Address review (Simon #3b): the var-block comment described a 'sharedContainer' that does not exist — the retained state is sharedConnStr (a connStr); the container handle is not kept (lifecycle bound to the test process / CI runner teardown, Ryuk disabled). Also notes the sync.Once first-start poisoning tradeoff.
…shared-test-container
|
@ordishs all four addressed:
|
|



Summary
SetupTestPostgresContainer()started a brand-newpostgres:16-alpinecontainer on every call. Packages with many Postgres tests (e.g.stores/blockchain/sql) spun up dozens of containers per run, each with a ~30s readiness wait. Under-racethe cumulative startups blew the per-package timeout and the container-creation contention produced transient connection errors — a major source of unit-test flakiness and slow CI.This shares one container per test binary (lazy
sync.Once) and gives each caller its own isolated database on it. The public signature is unchanged, so no callers need updating.Change (
test/utils/postgres/container.go)postgres:16-alpinecontainer lazily viasync.Once(keeps the 3-attempt startup retry + readiness validation).SetupTestPostgresContainer()call creates a unique database (testdb_<atomic counter>) on that container and returns a connection string pointing at it → full per-test isolation, identical to today's fresh-container behaviour (each store runs fresh migrations/genesis on an empty DB).CREATE DATABASEis issued against thepostgressystem DB (never a template) and serialized behind a mutex, so it cannot hittemplate1 is being accessed by other userseven if a future caller addst.Parallel().WITH (FORCE)(terminates the store's lingering backends; Postgres 16). The shared container handle is not retained — its lifecycle is bound to the test process / CI runner teardown (Ryuk is disabled in CI; locally, if enabled, the testcontainers reaper cleans it up at process exit).t.Skipf).Blast radius
Audited all callers repo-wide: 8 caller files, 0 use
t.Parallel(), none assume container identity/port/lifecycle — all immediately parse the connStr and build a store on a fresh DB. Fully compatible with shared-container + per-test-DB.Known tradeoff —
sync.OncepoisoningPreviously each call ran its own 3-attempt retry, so a transient first-start failure (slow image pull, port contention) took out only that one test.
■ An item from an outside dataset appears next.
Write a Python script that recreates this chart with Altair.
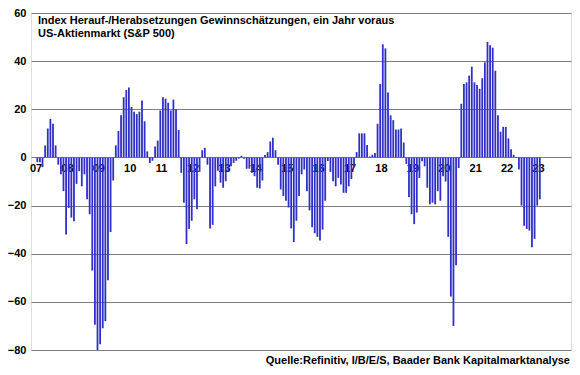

Now the first caller's
startSharedContainer()runs undersync.Once; if it fails,containerErris permanent and every subsequent test in that binary fails rather than just one. The 3 internal start attempts mitigate this (the failure has to persist across all three), but the blast radius of a genuinely stuck first start is wider. Accepted as the cost of not paying a fresh ~30s container start per test; ephemeral CI runners make a poisoned binary a re-run, not a stuck state.Impact
stores/blockchain/sqlnon-fork Postgres subtests: ~100s → ~6s for 8 iterations (one container instead of eight). Removes the-racetimeout/SIGTERM class on the unit-test job.Test plan
go test -race -tags testtxmetacache -count=1 ./stores/blockchain/sql/...(primary shared-container caller), run locally on this branch:-race. Previously the per-call container startups blew the per-package timeout — this is the SIGTERM class this PR removes.template1 is being accessed/ stale-DB errors across the run.GetLatestBlockHeaderFromBlockLocator/fork_scenario, which is the pre-existingon_main_chainstartup-rebuild race fixed in fix(blockchain/sql): snapshot-isolate on_main_chain rebuild to prevent startup race #1044 — not caused by this change. Confirmed by A/B: it fails on this (racy) branch and passes 5/5 with the fix(blockchain/sql): snapshot-isolate on_main_chain rebuild to prevent startup race #1044 fix applied. This PR goes green once fix(blockchain/sql): snapshot-isolate on_main_chain rebuild to prevent startup race #1044 lands and this branch picks upmain.